Written request
Below are entries; repeat exactly, and nothing else, the lines from the one holding "Rebuild this chart" through the one holding "plt.rcParams['font.family'] = ['Liberation", inclusive. Leave the pictures out.

## Start

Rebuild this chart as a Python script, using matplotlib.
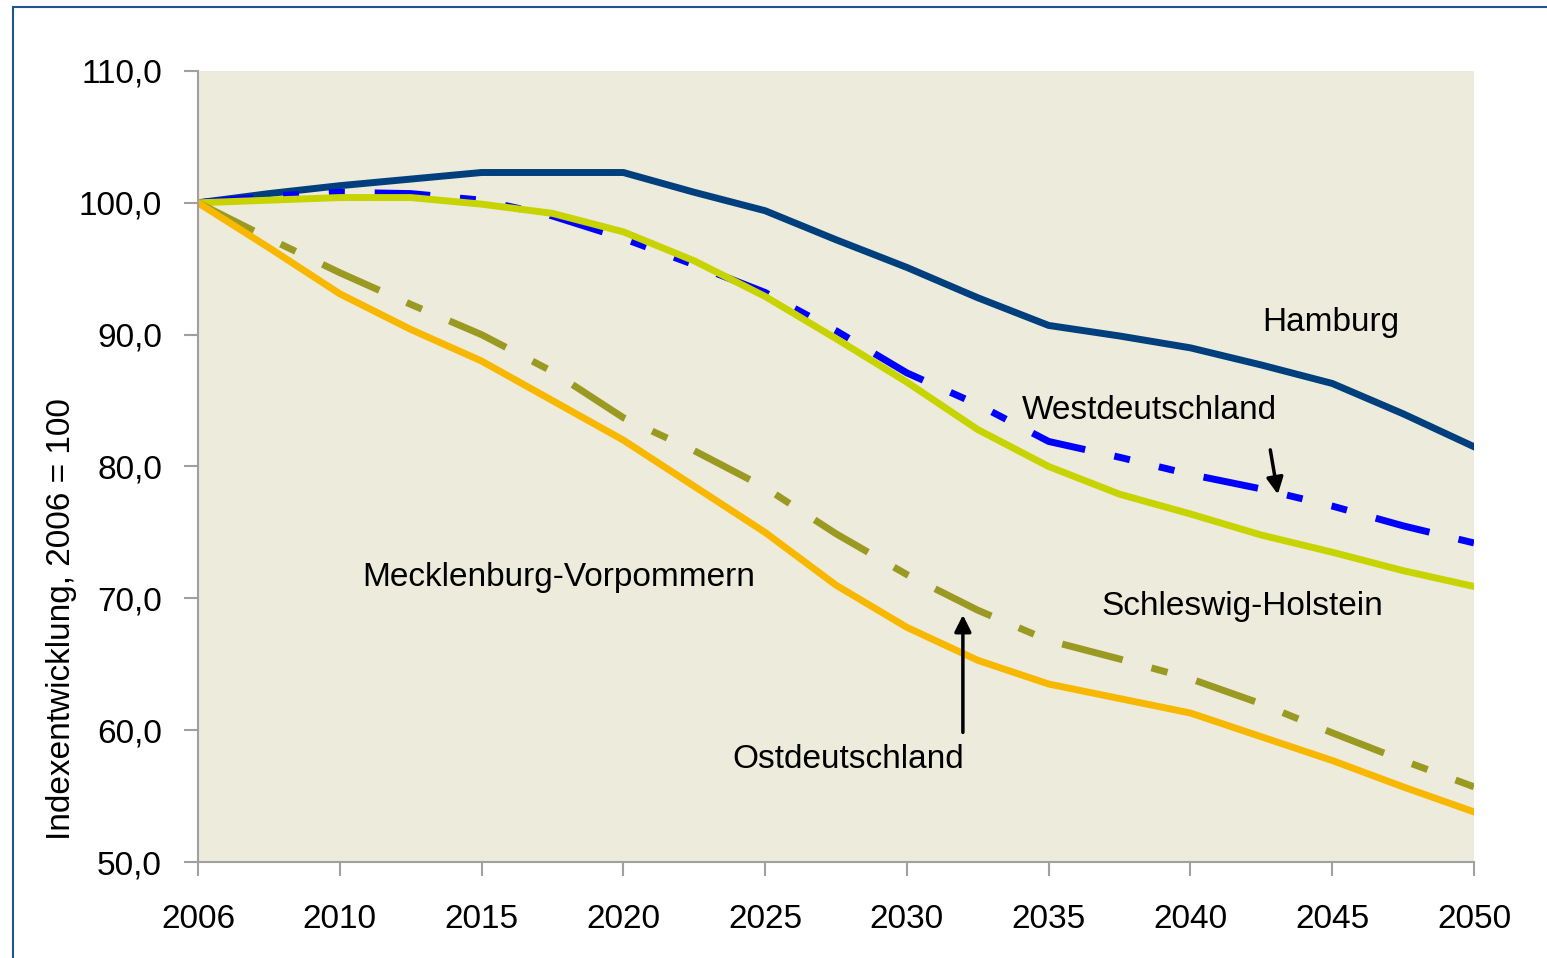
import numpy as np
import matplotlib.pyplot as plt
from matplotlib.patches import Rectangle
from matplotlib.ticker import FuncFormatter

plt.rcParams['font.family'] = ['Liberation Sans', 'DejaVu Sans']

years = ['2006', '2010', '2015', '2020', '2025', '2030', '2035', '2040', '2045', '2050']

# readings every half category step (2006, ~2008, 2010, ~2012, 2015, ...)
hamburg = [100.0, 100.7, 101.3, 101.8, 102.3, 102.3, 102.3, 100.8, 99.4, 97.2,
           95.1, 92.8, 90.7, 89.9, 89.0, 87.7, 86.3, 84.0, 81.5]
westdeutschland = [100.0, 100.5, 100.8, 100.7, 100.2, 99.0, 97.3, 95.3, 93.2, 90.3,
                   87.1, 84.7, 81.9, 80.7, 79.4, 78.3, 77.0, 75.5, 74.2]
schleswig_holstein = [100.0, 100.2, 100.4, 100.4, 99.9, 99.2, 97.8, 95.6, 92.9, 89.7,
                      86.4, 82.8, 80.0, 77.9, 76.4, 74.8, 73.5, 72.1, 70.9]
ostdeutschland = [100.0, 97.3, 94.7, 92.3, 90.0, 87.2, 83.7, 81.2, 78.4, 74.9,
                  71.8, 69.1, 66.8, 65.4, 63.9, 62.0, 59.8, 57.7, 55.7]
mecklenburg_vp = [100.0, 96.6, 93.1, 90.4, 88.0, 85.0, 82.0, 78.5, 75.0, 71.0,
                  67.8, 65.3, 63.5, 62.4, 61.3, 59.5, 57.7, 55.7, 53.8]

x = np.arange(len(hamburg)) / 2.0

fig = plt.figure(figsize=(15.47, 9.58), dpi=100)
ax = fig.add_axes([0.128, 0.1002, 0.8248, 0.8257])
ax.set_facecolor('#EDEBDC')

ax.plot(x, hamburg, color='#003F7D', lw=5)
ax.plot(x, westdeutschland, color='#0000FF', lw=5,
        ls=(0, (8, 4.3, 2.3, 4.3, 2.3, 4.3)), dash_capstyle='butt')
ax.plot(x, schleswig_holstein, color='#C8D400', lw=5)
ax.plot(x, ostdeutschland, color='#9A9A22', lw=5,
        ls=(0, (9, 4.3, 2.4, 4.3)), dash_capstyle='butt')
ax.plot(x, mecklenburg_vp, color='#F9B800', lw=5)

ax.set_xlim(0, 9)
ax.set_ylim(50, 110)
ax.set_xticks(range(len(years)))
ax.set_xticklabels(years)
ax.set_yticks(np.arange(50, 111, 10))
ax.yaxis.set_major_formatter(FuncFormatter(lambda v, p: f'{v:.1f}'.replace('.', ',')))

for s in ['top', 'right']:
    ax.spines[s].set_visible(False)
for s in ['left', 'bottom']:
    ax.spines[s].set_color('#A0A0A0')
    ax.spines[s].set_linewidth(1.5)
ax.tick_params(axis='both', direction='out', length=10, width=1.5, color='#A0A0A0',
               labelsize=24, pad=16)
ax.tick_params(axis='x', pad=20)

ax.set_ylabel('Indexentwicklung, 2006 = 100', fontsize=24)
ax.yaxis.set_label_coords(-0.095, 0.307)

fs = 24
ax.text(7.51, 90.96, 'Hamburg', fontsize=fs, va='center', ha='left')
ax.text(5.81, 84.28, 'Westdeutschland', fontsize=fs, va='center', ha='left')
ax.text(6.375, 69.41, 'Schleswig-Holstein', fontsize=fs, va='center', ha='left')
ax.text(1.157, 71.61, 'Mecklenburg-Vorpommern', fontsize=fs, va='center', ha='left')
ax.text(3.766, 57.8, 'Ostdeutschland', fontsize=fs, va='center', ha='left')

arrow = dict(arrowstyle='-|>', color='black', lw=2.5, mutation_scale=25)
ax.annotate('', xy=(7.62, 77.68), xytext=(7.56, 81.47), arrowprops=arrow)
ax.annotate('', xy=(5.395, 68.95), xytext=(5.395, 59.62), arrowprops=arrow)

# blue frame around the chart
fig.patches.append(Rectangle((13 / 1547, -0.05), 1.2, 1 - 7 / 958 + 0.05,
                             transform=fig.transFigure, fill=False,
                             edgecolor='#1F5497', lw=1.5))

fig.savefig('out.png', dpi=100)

## End
## Start

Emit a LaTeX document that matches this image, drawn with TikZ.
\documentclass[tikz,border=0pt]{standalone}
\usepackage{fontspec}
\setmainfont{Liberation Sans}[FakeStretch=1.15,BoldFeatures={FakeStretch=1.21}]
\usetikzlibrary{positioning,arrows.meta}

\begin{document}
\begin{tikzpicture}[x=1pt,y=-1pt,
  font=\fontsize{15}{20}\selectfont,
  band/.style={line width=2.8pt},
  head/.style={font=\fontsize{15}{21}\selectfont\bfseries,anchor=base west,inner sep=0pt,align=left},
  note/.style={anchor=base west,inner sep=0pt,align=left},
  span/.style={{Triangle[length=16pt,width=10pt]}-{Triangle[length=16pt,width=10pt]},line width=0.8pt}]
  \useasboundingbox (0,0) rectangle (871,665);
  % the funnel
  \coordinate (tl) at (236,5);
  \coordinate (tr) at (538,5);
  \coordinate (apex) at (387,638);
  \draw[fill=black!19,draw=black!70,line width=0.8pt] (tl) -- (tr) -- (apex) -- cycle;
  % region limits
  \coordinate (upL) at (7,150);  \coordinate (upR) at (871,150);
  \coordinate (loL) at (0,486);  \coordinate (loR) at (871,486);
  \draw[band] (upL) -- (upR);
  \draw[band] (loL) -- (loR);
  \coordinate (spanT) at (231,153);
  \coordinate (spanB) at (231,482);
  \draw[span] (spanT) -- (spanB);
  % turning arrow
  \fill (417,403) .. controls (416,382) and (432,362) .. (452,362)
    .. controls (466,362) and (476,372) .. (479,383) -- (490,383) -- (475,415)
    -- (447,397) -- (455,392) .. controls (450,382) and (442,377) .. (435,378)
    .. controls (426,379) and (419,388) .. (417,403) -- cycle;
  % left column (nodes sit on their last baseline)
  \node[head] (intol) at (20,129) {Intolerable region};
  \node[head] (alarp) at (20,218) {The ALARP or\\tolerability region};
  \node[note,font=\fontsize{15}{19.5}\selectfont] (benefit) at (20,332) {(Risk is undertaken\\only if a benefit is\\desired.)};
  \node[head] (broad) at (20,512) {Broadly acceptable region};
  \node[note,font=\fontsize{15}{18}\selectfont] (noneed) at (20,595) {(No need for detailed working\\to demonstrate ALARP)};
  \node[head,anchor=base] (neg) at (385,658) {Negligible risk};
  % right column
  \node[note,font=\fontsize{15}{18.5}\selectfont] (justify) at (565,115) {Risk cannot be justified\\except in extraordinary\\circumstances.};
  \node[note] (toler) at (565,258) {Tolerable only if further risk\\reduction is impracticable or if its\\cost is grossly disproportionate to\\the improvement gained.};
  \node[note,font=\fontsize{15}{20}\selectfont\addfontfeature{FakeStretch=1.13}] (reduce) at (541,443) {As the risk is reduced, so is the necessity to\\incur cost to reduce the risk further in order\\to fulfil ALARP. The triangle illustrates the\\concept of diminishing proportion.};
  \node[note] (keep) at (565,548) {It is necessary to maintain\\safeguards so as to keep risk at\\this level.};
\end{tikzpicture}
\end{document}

## End

Task response
Rebuild this chart as a Python script, using matplotlib.
import numpy as np
import matplotlib.pyplot as plt
from matplotlib.patches import Rectangle
from matplotlib.ticker import FuncFormatter

plt.rcParams['font.family'] = ['Liberation Sans', 'DejaVu Sans']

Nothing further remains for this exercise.